Yachthafen von Nangunniemen

Die darauf folgenden Tage war uns das Wetter leider nicht mehr hold. Tagsüber schien zwar bei klarem Himmel die Sonne, jedoch verwehrte uns nachts der aufkommende Hochnebel den freien Blick auf weitere Polarlichter. Wir nutzen stattdessen die kurzen Tage, um zu Fuß die Halbinsel zu erkunden. Nachdem das Eis zwischenzeitlich eine ordentliche Dicke erreicht hatte, wagten wir einen Spaziergang zur gegenüberliegenden Insel. Am 27. November stand dann auch schon wieder die Abreise an. Von Ivalo aus ging es wieder auf dem gleichen Weg zurück nach Deutschland.

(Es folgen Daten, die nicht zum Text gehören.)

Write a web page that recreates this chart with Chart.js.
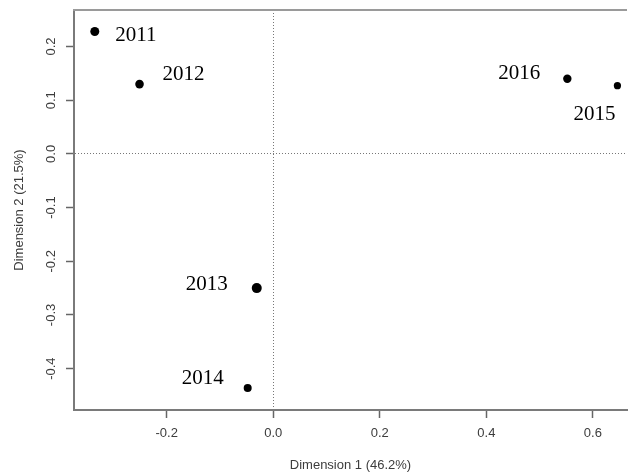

Rückblickend muss ich sagen, dass das eine fantastische Reise war. Das Polarlicht ließ sich in seinen verschiedensten Variationen beobachten in in mehreren tausend Aufnahmen fotografisch festhalten. Sowohl Mensch als auch Technik sind super mit den kalten Termparaturen zurechtgekommen. Inmitten der verschneiten Landschaft konnten wir eine herrliche Unterkunft für unsere Reise nutzen, die nichts zu wünschen übrig lies. Ebenso waren meine Mitstreiter Daniela und Georg tolle Reisegefährten, ohne die ich allein diese Reise wohl nicht angetreten hätte.